● **PROVIDED DATA**

□ □ □ □ □

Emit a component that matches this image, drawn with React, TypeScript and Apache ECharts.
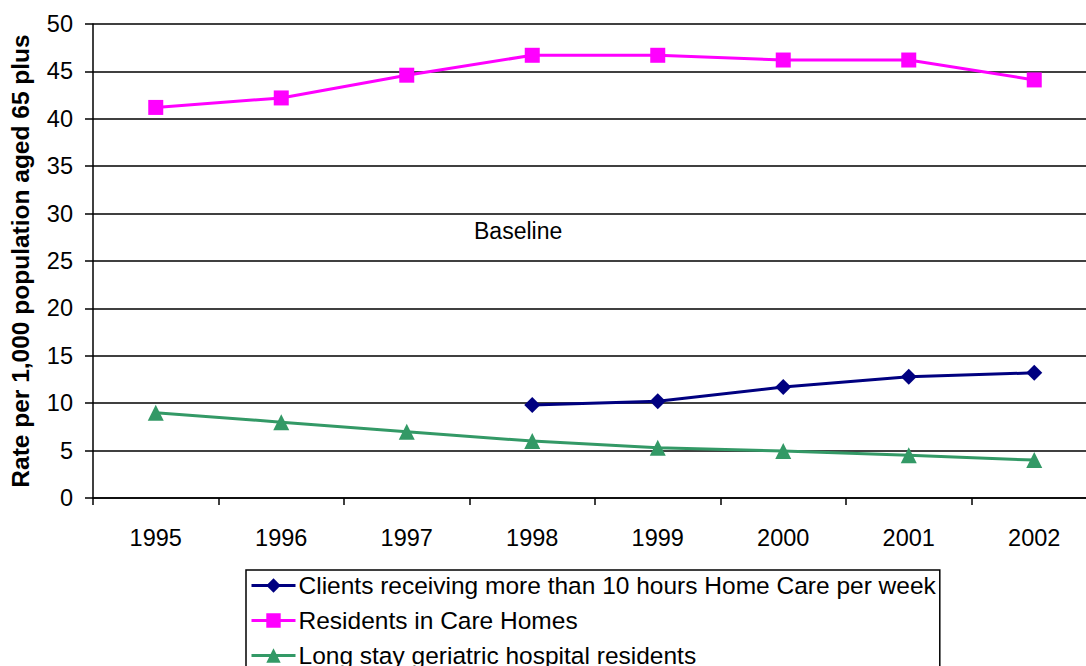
import React, { useEffect, useRef } from "react";
import * as echarts from "echarts";

const years = ["1995", "1996", "1997", "1998", "1999", "2000", "2001", "2002"];
const homeCare: (number | string)[] = ["-", "-", "-", 9.8, 10.2, 11.7, 12.8, 13.2];
const careHomes = [41.2, 42.2, 44.6, 46.7, 46.7, 46.2, 46.2, 44.1];
const hospital = [9.0, 8.0, 7.0, 6.0, 5.3, 4.95, 4.5, 4.0];

const FONT = "'Liberation Sans', Arial, sans-serif";

export default function App() {
  const ref = useRef<HTMLDivElement>(null);
  useEffect(() => {
    if (!ref.current) return;
    const chart = echarts.init(ref.current, undefined, { renderer: "svg" });
    const mk = (name: string, data: any[], color: string, symbol: string, size: number) => ({
      name,
      type: "line",
      data,
      symbol,
      symbolSize: size,
      showAllSymbol: true,
      connectNulls: false,
      lineStyle: { color, width: 3 },
      itemStyle: { color, borderColor: color, borderWidth: 0 },
      emphasis: { disabled: true },
    });
    chart.setOption({
      animation: false,
      textStyle: { fontFamily: FONT },
      grid: {
        left: 93,
        top: 24,
        bottom: 168,
        right: -11,
        containLabel: false,
        outerBoundsMode: "none",
      },
      xAxis: {
        type: "category",
        data: years,
        boundaryGap: true,
        axisLine: { lineStyle: { color: "#000", width: 1.5 } },
        axisTick: { show: true, length: 7, alignWithLabel: false, lineStyle: { color: "#000", width: 1.5 } },
        axisLabel: { color: "#000", fontSize: 23.5, margin: 28, fontFamily: FONT },
        splitLine: { show: false },
      },
      yAxis: {
        type: "value",
        min: 0,
        max: 50,
        interval: 5,
        name: "Rate per 1,000 population aged 65 plus",
        nameLocation: "middle",
        nameRotate: 90,
        nameGap: 60,
        nameTextStyle: { color: "#000", fontSize: 24.5, fontWeight: "bold", fontFamily: FONT },
        axisLine: { show: true, lineStyle: { color: "#000", width: 1.5 } },
        axisTick: { show: true, length: 8, inside: false, lineStyle: { color: "#000", width: 1.5 } },
        axisLabel: { color: "#000", fontSize: 23.5, margin: 20, fontFamily: FONT },
        splitLine: { show: true, lineStyle: { color: "#000", width: 1.5 } },
      },
      legend: {
        orient: "vertical",
        left: 246,
        top: 570,
        height: 400,
        itemWidth: 44,
        itemHeight: 18,
        itemGap: 10,
        padding: [3, 4, 5, 4],
        borderColor: "#000",
        borderWidth: 1.5,
        backgroundColor: "#fff",
        lineStyle: { width: 3 },
        textStyle: { color: "#000", fontSize: 24.5, lineHeight: 24, fontFamily: FONT, padding: [0, 0, 0, -2] },
        data: [
          "Clients receiving more than 10 hours Home Care per week",
          "Residents in Care Homes",
          "Long stay geriatric hospital residents",
        ],
      },
      graphic: [
        {
          type: "text",
          left: 474,
          top: 219,
          style: { text: "Baseline", fontSize: 23, fill: "#000", fontFamily: FONT },
        },
      ],
      series: [
        mk("Clients receiving more than 10 hours Home Care per week", homeCare, "#000080", "diamond", 16),
        mk("Residents in Care Homes", careHomes, "#FF00FF", "rect", 15),
        mk("Long stay geriatric hospital residents", hospital, "#339966", "triangle", 16),
      ],
    });
    return () => chart.dispose();
  }, []);
  return (
    <div
      ref={ref}
      style={{ position: "fixed", left: 0, top: 0, width: 1086, height: 666, background: "#fff" }}
    />
  );
}
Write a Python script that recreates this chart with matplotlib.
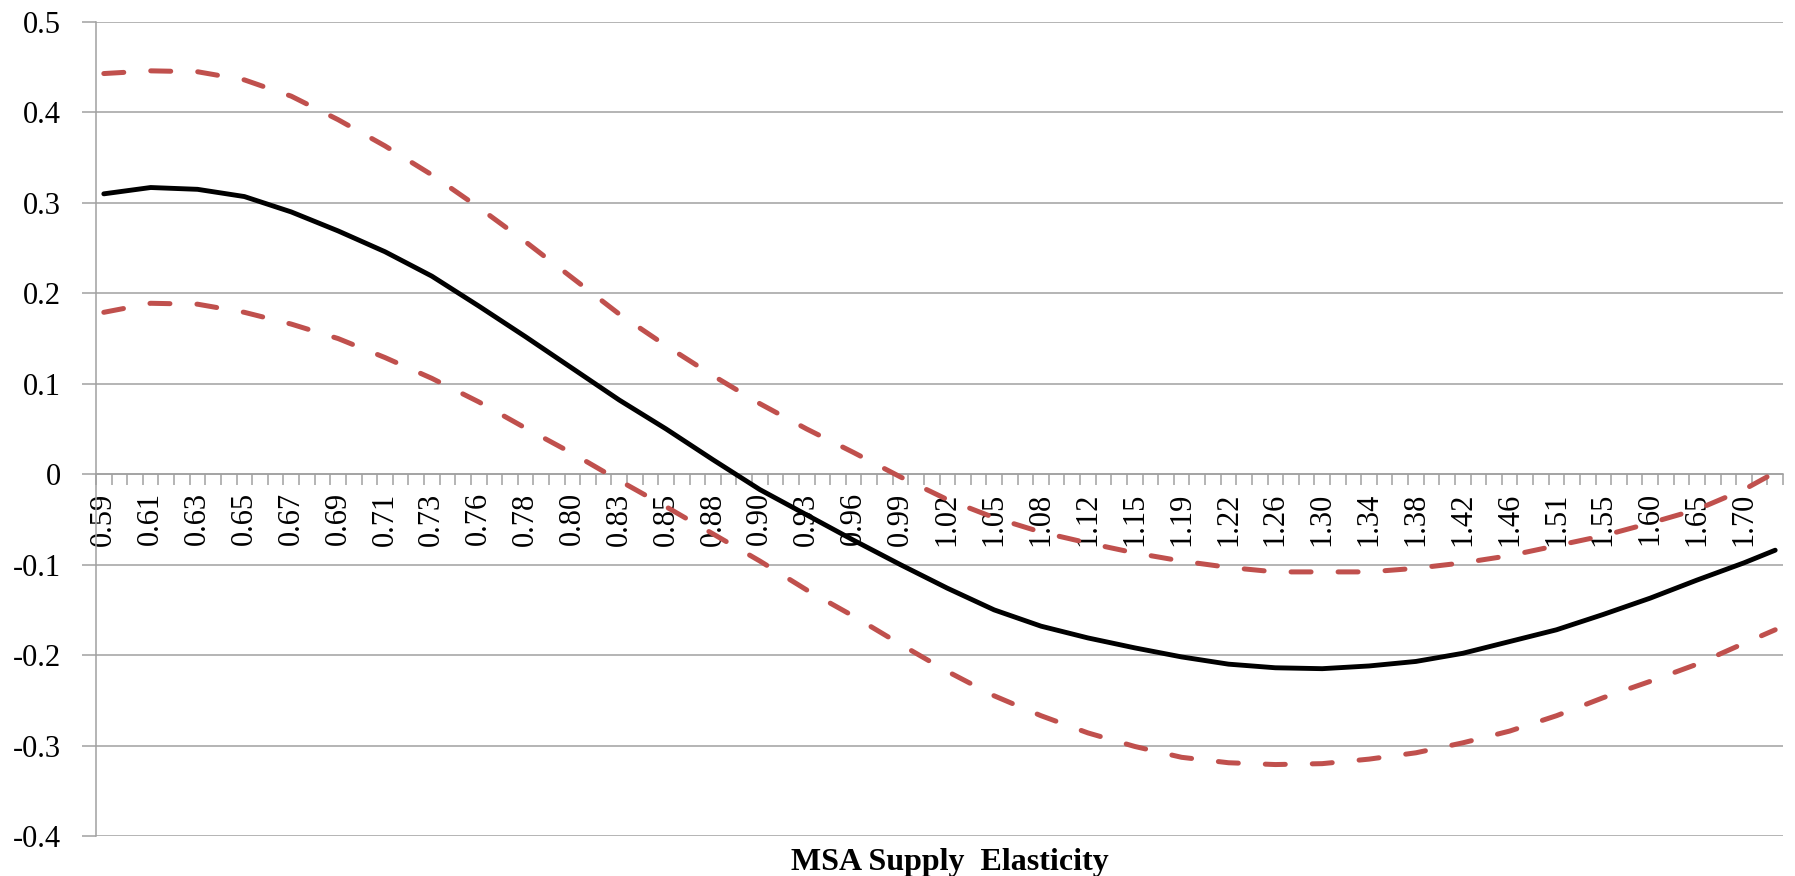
import matplotlib
matplotlib.use("Agg")
import matplotlib.pyplot as plt
from matplotlib.ticker import FixedLocator, FixedFormatter

# category axis: 108 elasticity values, every third one labelled
N_CATEGORIES = 108
tick_labels = ["0.59", "0.61", "0.63", "0.65", "0.67", "0.69", "0.71", "0.73",
               "0.76", "0.78", "0.80", "0.83", "0.85", "0.88", "0.90", "0.93",
               "0.96", "0.99", "1.02", "1.05", "1.08", "1.12", "1.15", "1.19",
               "1.22", "1.26", "1.30", "1.34", "1.38", "1.42", "1.46", "1.51",
               "1.55", "1.60", "1.65", "1.70"]
label_cats = list(range(0, 106, 3))

# values at these categories
sample_cats = list(range(0, 106, 3)) + [107]
estimate = [0.310, 0.317, 0.315, 0.307, 0.290, 0.269, 0.246, 0.219, 0.186,
            0.152, 0.117, 0.082, 0.050, 0.016, -0.017, -0.045, -0.073, -0.100,
            -0.126, -0.150, -0.168, -0.181, -0.192, -0.202, -0.210, -0.214,
            -0.215, -0.212, -0.207, -0.198, -0.185, -0.172, -0.155, -0.137,
            -0.117, -0.098, -0.084]
upper = [0.443, 0.446, 0.445, 0.436, 0.418, 0.392, 0.363, 0.331, 0.295,
         0.257, 0.217, 0.177, 0.142, 0.109, 0.078, 0.050, 0.024, -0.003,
         -0.028, -0.048, -0.064, -0.076, -0.087, -0.096, -0.103, -0.108,
         -0.108, -0.108, -0.104, -0.098, -0.090, -0.079, -0.068, -0.054,
         -0.039, -0.017, 0.002]
lower = [0.179, 0.189, 0.188, 0.179, 0.166, 0.150, 0.129, 0.106, 0.080,
         0.051, 0.023, -0.007, -0.036, -0.066, -0.096, -0.128, -0.157, -0.188,
         -0.218, -0.245, -0.267, -0.286, -0.301, -0.313, -0.319, -0.321,
         -0.320, -0.315, -0.308, -0.297, -0.284, -0.267, -0.247, -0.229,
         -0.210, -0.187, -0.172]

y_ticks = [0.5, 0.4, 0.3, 0.2, 0.1, 0.0, -0.1, -0.2, -0.3, -0.4]
y_tick_labels = ["0.5", "0.4", "0.3", "0.2", "0.1", "0", "-0.1", "-0.2", "-0.3", "-0.4"]

RED = "#C0504D"
GRAY = "#A0A0A0"

plt.rcParams["font.family"] = ["Liberation Serif", "DejaVu Serif"]

fig = plt.figure(figsize=(17.95, 8.76), dpi=100)
ax = fig.add_axes([96 / 1795, 1 - 836 / 876, (1783 - 96) / 1795, (836 - 22) / 876])

ax.plot(sample_cats, upper, color=RED, lw=3.6, dashes=(4, 5.4),
        dash_capstyle="round", zorder=3)
ax.plot(sample_cats, lower, color=RED, lw=3.6, dashes=(4, 5.4),
        dash_capstyle="round", zorder=3)
ax.plot(sample_cats, estimate, color="black", lw=3.5,
        solid_capstyle="round", zorder=4)

ax.set_xlim(-0.5, N_CATEGORIES - 0.5)
ax.set_ylim(-0.4, 0.5)

# y axis
ax.yaxis.set_major_locator(FixedLocator(y_ticks))
ax.yaxis.set_major_formatter(FixedFormatter(y_tick_labels))
ax.tick_params(axis="y", length=10, width=1.1, color=GRAY, pad=15,
               labelsize=22)
ax.grid(axis="y", color=GRAY, lw=1.1)
ax.set_axisbelow(True)

# category axis crossing at zero
ax.spines["bottom"].set_position(("data", 0))
ax.spines["top"].set_visible(False)
ax.spines["right"].set_visible(False)
for s in ("bottom", "left"):
    ax.spines[s].set_color(GRAY)
    ax.spines[s].set_linewidth(1.1)

ax.xaxis.set_major_locator(FixedLocator(label_cats))
ax.xaxis.set_major_formatter(FixedFormatter(tick_labels))
ax.xaxis.set_minor_locator(FixedLocator([i - 0.5 for i in range(N_CATEGORIES + 1)]))
ax.tick_params(axis="x", which="major", length=0, pad=13, labelsize=22,
               labelrotation=90)
ax.tick_params(axis="x", which="minor", length=8, width=1.1, color=GRAY)

fig.text(950 / 1795, 1 - 870 / 876, "MSA Supply  Elasticity", ha="center",
         va="baseline", fontsize=23, fontweight="bold")

fig.savefig("out.png", dpi=100)
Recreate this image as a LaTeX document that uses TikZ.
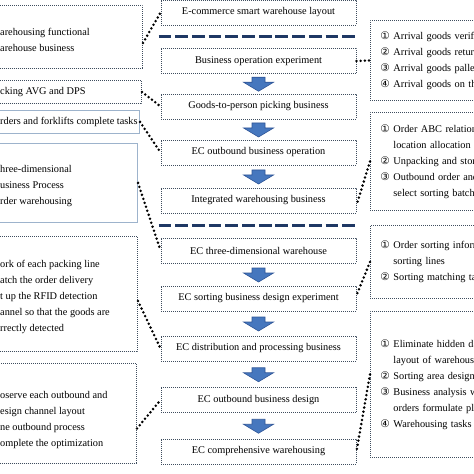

□ □ □ □ □

● **WORK TO BE COMPLETED**
Reproduce the material above from its first line through the line containing "import * as", both ends included, and skip every picture.

● **CORRECT ANSWER**
Emit a component that matches this image, drawn with React, TypeScript and Apache ECharts.
import React, { useEffect, useRef } from "react";
import * as echarts from "echarts";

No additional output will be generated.